Di saat yang sama, saya juga tengah belajar
bermain gitar. Saya memasukkan “Sweet Child O’ Mine” dari Guns N’ Roses dan “Nothing
Else Matters” dalam materi awal yang harus saya pelajari. Sebagai pemula, tentu
saja saya mencari lagu yang lebih mudah dimainkan.
Maka, Black
Album pinjaman itu pun saya “siksa”. Berkali-kali saya rewind di lagu “Nothing Else Matters” saja. Putar. Rewind. Putar lagi, Rewind lagi. Rewind di
bagian interlude. Rewind Lagi. Berkali-kali hingga saya
hafal betul dan bisa memainkannya dengan lancar.
Tape
deck milik ayah saya dwifungsikan sebagai amplifier.
Ya, selain untuk memutarkan Black Album,
saya juga menyambungkan gitar elektrik merek Prince di colokan mik tape deck itu. Dan bergayalah saya
bak rockstar –terlebih di bagian solo gitar. :D
Percayalah, bagi seorang pemain gitar
pemula, solo gitar adalah bagian paling agung dalam sebuah lagu. Bagian yang orgasmik.
Yang akan dimainkan hingga mata tertutup penuh hayat.
Selain untuk kesenangan pribadi, “Nothing
Else Matters” menjadi senjata andalan saya saat bermain gitar di tongkrongan (sepaket
dengan lagu-lagu band lokal seperti Slank).
Metallica adalah salah satu alasan saya semakin
mencintai gitar dan membuat band –meski akhirnya gagal, setidaknya saya pernah
memulai dan merasakan serunya menjadi anak band.
Black
Album menjadi jembatan bagi saya untuk mengenal
Metallica lebih jauh. Mendapati Metallica yang lebih agresif di era Kill ‘Em All. Dan Black Album jua lah yang menjadi jembatan bagi saya mengenal
band-band heavy metal/thrash metal yang lain.

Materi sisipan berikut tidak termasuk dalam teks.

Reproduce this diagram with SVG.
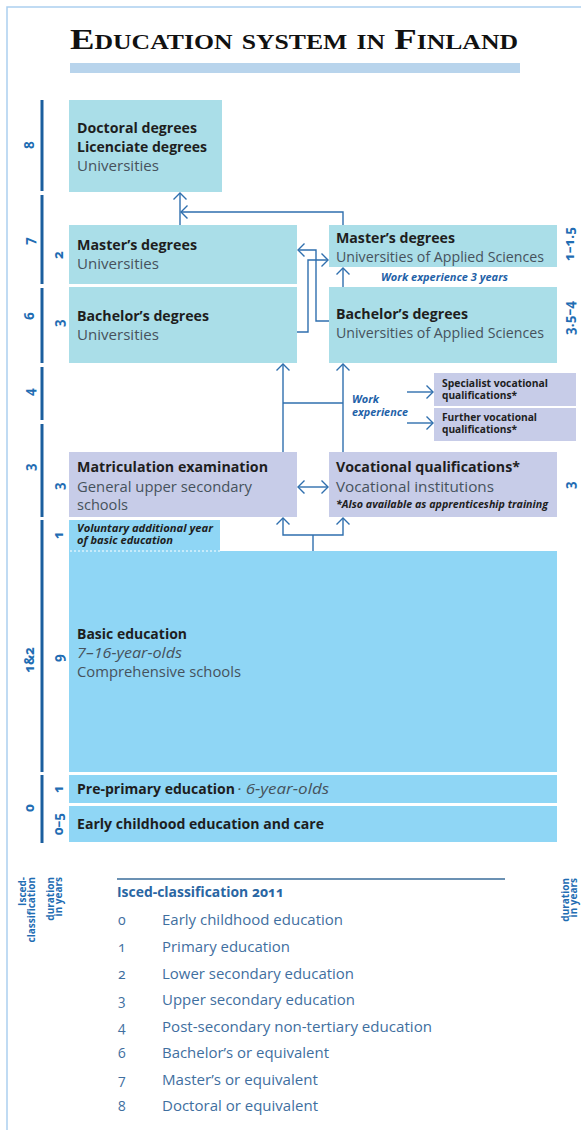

Bang-band keren boleh datang silih berganti
mengisi playlist. Namun Metallica tak pernah beranjak. Tiap kali
mendengar Black Album, sensasi yang
saya rasakan masih sama. Bedanya, karena kali ini tak ada gitar, maka saya melakukan air guitar tiap kali mendengar solo-solo yang menggigit.
Menurut idola saya yang lain, “Band
terbaik yang pernah kamu dengar di hidup kamu adalah band yang selalu kamu
dengarkan saat remaja.” Maka di hidup saya, band itu (salah satunya) Metallica. \m/
✕
ditulis sambil mendengarkan Black Album.